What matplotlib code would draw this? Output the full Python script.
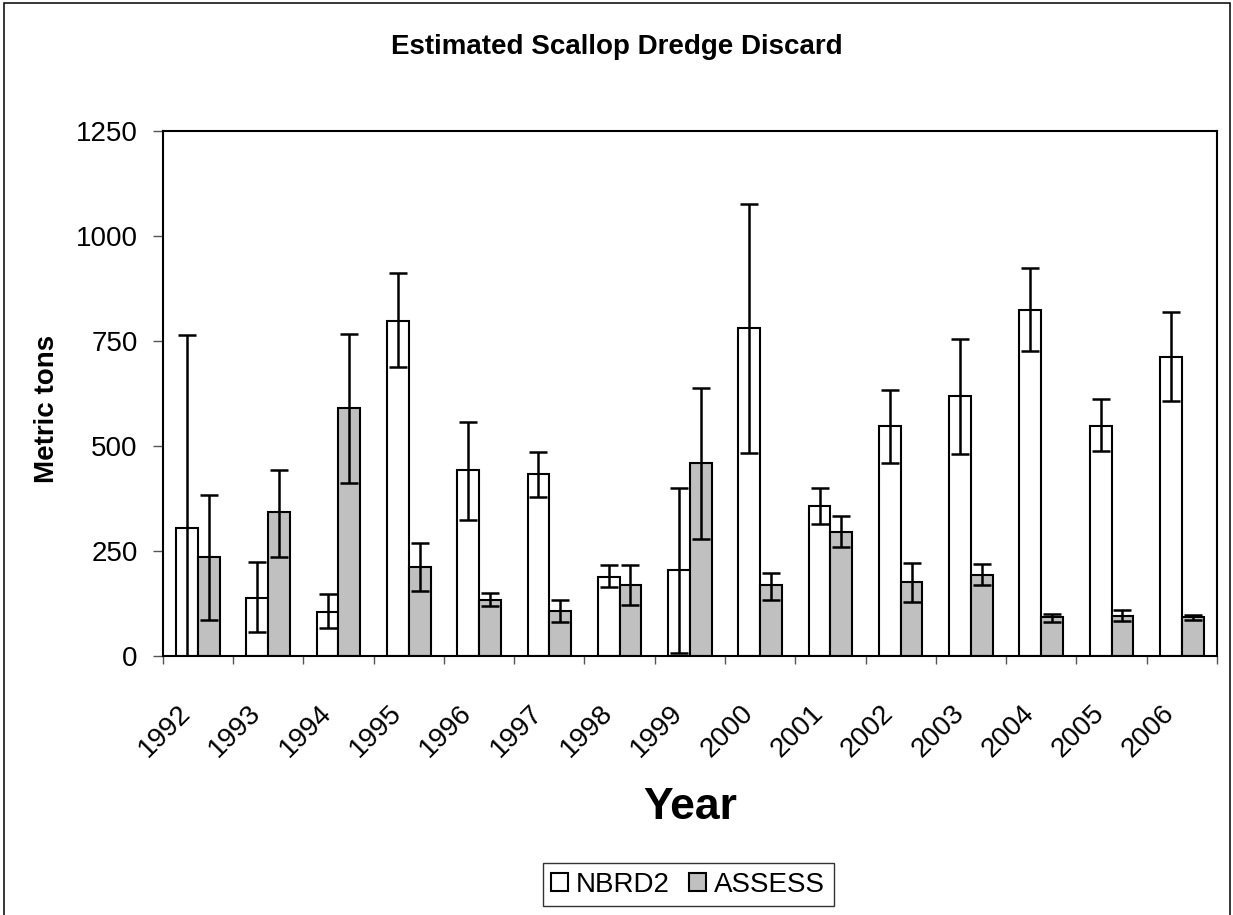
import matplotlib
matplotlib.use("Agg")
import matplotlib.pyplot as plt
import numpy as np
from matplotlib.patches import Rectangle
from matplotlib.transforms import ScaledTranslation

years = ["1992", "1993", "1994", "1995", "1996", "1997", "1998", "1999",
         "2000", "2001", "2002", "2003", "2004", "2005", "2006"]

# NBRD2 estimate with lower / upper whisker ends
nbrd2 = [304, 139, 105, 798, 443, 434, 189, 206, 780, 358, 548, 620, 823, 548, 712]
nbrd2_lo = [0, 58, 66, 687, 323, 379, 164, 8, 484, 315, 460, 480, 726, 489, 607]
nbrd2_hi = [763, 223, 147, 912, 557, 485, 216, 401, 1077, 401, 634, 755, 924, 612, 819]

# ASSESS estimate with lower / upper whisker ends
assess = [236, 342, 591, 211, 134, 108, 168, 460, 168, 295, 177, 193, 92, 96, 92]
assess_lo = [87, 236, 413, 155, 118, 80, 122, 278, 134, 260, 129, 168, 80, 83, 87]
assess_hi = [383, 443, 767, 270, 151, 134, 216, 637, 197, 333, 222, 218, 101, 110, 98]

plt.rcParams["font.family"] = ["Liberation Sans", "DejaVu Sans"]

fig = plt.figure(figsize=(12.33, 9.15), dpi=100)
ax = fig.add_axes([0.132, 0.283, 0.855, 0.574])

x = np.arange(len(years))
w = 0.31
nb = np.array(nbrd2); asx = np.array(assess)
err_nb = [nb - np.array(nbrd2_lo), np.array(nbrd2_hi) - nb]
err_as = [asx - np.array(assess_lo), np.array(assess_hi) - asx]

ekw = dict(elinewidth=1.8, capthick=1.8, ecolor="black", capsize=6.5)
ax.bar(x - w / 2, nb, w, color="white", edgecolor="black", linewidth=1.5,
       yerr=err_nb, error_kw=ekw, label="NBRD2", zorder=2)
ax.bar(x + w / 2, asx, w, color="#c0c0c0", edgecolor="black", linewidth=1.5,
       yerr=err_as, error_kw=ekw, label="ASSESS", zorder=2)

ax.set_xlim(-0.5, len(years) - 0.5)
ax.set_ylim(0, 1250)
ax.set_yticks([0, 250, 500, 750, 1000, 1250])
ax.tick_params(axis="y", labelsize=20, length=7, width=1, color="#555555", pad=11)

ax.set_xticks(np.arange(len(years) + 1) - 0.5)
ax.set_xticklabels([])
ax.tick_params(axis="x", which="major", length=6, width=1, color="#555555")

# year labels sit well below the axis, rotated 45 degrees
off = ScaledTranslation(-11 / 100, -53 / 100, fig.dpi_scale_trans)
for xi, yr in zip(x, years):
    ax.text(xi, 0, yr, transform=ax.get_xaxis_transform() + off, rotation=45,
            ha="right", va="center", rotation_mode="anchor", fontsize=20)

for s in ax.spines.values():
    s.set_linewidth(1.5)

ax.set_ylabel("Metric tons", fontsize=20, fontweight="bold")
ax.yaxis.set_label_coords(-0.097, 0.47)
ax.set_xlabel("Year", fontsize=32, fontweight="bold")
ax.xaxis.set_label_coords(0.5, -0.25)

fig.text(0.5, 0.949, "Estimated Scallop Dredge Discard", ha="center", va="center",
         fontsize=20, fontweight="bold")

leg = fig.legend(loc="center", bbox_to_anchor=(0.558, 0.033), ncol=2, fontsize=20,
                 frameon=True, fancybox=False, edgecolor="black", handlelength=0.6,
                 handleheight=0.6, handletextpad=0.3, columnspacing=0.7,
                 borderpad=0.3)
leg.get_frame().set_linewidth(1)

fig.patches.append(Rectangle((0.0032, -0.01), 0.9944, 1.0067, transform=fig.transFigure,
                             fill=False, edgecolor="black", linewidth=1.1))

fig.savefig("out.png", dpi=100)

## [Task prompt]
All the material shown above is to be copied exactly, with no pictures carried over.

## [Answer to this problem]
What matplotlib code would draw this? Output the full Python script.
import matplotlib
matplotlib.use("Agg")
import matplotlib.pyplot as plt
import numpy as np
from matplotlib.patches import Rectangle
from matplotlib.transforms import ScaledTranslation

years = ["1992", "1993", "1994", "1995", "1996", "1997", "1998", "1999",
         "2000", "2001", "2002", "2003", "2004", "2005", "2006"]

# NBRD2 estimate with lower / upper whisker ends
nbrd2 = [304, 139, 105, 798, 443, 434, 189, 206, 780, 358, 548, 620, 823, 548, 712]
nbrd2_lo = [0, 58, 66, 687, 323, 379, 164, 8, 484, 315, 460, 480, 726, 489, 607]
nbrd2_hi = [763, 223, 147, 912, 557, 485, 216, 401, 1077, 401, 634, 755, 924, 612, 819]

# ASSESS estimate with lower / upper whisker ends
assess = [236, 342, 591, 211, 134, 108, 168, 460, 168, 295, 177, 193, 92, 96, 92]
assess_lo = [87, 236, 413, 155, 118, 80, 122, 278, 134, 260, 129, 168, 80, 83, 87]
assess_hi = [383, 443, 767, 270, 151, 134, 216, 637, 197, 333, 222, 218, 101, 110, 98]

plt.rcParams["font.family"] = ["Liberation Sans", "DejaVu Sans"]

fig = plt.figure(figsize=(12.33, 9.15), dpi=100)
ax = fig.add_axes([0.132, 0.283, 0.855, 0.574])

x = np.arange(len(years))
w = 0.31
nb = np.array(nbrd2); asx = np.array(assess)
err_nb = [nb - np.array(nbrd2_lo), np.array(nbrd2_hi) - nb]
err_as = [asx - np.array(assess_lo), np.array(assess_hi) - asx]

ekw = dict(elinewidth=1.8, capthick=1.8, ecolor="black", capsize=6.5)
ax.bar(x - w / 2, nb, w, color="white", edgecolor="black", linewidth=1.5,
       yerr=err_nb, error_kw=ekw, label="NBRD2", zorder=2)
ax.bar(x + w / 2, asx, w, color="#c0c0c0", edgecolor="black", linewidth=1.5,
       yerr=err_as, error_kw=ekw, label="ASSESS", zorder=2)

ax.set_xlim(-0.5, len(years) - 0.5)
ax.set_ylim(0, 1250)
ax.set_yticks([0, 250, 500, 750, 1000, 1250])
ax.tick_params(axis="y", labelsize=20, length=7, width=1, color="#555555", pad=11)

ax.set_xticks(np.arange(len(years) + 1) - 0.5)
ax.set_xticklabels([])
ax.tick_params(axis="x", which="major", length=6, width=1, color="#555555")

# year labels sit well below the axis, rotated 45 degrees
off = ScaledTranslation(-11 / 100, -53 / 100, fig.dpi_scale_trans)
for xi, yr in zip(x, years):
    ax.text(xi, 0, yr, transform=ax.get_xaxis_transform() + off, rotation=45,
            ha="right", va="center", rotation_mode="anchor", fontsize=20)

for s in ax.spines.values():
    s.set_linewidth(1.5)

ax.set_ylabel("Metric tons", fontsize=20, fontweight="bold")
ax.yaxis.set_label_coords(-0.097, 0.47)
ax.set_xlabel("Year", fontsize=32, fontweight="bold")
ax.xaxis.set_label_coords(0.5, -0.25)

fig.text(0.5, 0.949, "Estimated Scallop Dredge Discard", ha="center", va="center",
         fontsize=20, fontweight="bold")

leg = fig.legend(loc="center", bbox_to_anchor=(0.558, 0.033), ncol=2, fontsize=20,
                 frameon=True, fancybox=False, edgecolor="black", handlelength=0.6,
                 handleheight=0.6, handletextpad=0.3, columnspacing=0.7,
                 borderpad=0.3)
leg.get_frame().set_linewidth(1)

fig.patches.append(Rectangle((0.0032, -0.01), 0.9944, 1.0067, transform=fig.transFigure,
                             fill=False, edgecolor="black", linewidth=1.1))

fig.savefig("out.png", dpi=100)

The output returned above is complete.